W podobnej sytuacji są dziesiątki innych firm. Włosi nie opłacają faktur, więc mają to zrobić bezpośrednio Polskie Linie Kolejowe. Ci opłacają, ale nie wszystkie i nie tak szybko, jak chcą przedsiębiorcy.
– Są to środki publiczne i nie możemy ich wydawać ot tak, bez analiz. Wszystko musimy mieć udokumentowane – wyjaśniał na miejscu Krzysztof Pietras z PKP PLK. Spółka wskazuje też na „dodatkowe problemy” stwarzane przez firmę z Mińska Mazowieckiego, będącą partnerem Astaldi. Zarzuca jej bierność.
– Firma nie udostępnia wyników przeprowadzonych badań, a takie dane są niezbędne do potwierdzania jakości wykonanych prac i tym samym zapewnienia możliwości wypłaty – tłumaczy Mirosław Siemieniec, rzecznik PKP PLK. – Również Astaldi nie przyjmuje dokumentów, a to wydłuża procedury.
W tym samym czasie, gdy ciężki sprzęt blokował rondo w Żyrzynie, w lubelskim biurowcu kolei przy Okopowej w pojedynkę protestował przedsiębiorca walczący o 80 tys. zł. Dla niego to wielkie pieniądze. – Nie mam za co żyć – skarżył się Artur Sudnik, zaczynając w środę protest. W czwartek po południu zakończył akcję. – W piątek powinienem mieć pieniądze na koncie – mówi.
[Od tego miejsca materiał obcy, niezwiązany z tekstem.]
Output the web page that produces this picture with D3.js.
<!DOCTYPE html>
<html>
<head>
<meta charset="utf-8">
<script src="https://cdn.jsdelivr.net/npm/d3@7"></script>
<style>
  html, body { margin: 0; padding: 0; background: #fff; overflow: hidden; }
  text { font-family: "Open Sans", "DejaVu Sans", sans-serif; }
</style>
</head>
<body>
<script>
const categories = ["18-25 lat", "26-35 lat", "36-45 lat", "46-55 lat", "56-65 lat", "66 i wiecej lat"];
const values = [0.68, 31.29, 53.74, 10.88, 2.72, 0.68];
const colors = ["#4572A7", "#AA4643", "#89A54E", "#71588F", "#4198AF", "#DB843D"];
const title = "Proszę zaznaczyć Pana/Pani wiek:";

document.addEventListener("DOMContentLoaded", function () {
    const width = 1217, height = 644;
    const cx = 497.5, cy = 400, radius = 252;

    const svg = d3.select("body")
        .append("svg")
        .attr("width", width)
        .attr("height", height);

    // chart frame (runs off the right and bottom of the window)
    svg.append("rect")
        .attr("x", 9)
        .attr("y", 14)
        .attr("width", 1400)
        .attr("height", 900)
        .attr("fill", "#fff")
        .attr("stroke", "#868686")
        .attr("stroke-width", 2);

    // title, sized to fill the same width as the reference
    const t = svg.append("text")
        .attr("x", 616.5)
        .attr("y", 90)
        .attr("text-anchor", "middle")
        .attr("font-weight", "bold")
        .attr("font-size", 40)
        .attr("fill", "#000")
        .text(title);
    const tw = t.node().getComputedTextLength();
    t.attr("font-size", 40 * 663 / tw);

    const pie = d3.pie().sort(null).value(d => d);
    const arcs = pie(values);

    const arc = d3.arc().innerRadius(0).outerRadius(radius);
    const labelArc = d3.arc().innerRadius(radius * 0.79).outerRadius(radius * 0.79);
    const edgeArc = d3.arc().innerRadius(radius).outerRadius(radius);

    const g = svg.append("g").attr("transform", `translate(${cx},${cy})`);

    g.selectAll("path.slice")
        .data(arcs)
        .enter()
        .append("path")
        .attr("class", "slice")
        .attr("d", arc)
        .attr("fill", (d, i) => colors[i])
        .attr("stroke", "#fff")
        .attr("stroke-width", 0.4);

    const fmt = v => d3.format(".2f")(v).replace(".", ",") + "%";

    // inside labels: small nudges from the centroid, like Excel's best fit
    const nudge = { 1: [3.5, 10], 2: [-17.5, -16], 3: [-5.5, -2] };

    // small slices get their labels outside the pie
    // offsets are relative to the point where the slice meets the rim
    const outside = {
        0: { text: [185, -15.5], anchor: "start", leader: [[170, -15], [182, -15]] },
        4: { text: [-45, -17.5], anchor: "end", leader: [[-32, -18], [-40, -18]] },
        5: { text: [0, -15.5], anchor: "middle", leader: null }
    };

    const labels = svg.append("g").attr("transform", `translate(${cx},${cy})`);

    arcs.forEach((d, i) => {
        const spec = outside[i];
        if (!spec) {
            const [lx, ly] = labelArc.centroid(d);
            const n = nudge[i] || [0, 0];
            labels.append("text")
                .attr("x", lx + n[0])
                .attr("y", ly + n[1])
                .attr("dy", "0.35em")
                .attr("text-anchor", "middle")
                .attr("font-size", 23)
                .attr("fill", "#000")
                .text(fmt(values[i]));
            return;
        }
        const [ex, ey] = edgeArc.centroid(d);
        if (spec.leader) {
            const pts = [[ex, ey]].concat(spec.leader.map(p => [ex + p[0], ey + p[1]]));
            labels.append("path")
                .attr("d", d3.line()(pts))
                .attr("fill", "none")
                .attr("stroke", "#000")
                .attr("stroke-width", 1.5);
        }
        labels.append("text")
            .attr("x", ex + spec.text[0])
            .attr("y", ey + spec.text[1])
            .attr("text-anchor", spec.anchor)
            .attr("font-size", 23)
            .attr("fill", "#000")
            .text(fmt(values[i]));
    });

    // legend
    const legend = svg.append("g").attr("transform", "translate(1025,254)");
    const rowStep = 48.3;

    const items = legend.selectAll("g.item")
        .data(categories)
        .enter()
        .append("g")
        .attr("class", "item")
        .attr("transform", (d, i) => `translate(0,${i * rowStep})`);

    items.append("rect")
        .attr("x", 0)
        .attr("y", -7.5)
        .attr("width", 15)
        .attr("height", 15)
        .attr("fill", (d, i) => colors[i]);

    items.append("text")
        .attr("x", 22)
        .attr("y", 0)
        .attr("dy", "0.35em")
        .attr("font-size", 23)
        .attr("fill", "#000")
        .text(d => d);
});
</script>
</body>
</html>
Protestujący zaczęli odblokowywać drogę około godz. 20:10.
W czwartek kolej wysłała podwykonawcom Astaldi następne przelewy na łączną kwotę 10 mln zł, ale żądania przedsiębiorców szacowane są na około 100 mln zł, podczas gdy na początku miesiąca kolej szacowała je na kwotę około 40 mln zł. Protestujący usłyszeli w czwartek, że pieniądze będą wypłacone do końca miesiąca.
Nie tylko na linii Lublin-Dęblin jest problem z Astaldi. Na czwartkową blokadę przyjechali do Żyrzyna także podwykonawcy z innych budów włoskiej firmy, niezwiązanych z koleją.
– Gdy w radiu usłyszałem o proteście, przyjechałem – wyjaśnia Waldemar Niewiadomski z firmy Nana pracującej przy drodze S8. – Zaległości wobec mnie wynoszą 600 tys. zł. Faktury są wystawione, podatki zapłacone, a pieniędzy nie ma.
Astaldi pracuje też przy kilku innych dużych inwestycjach, w tym budowie warszawskiego metra. Tam prace nie zostały przerwane.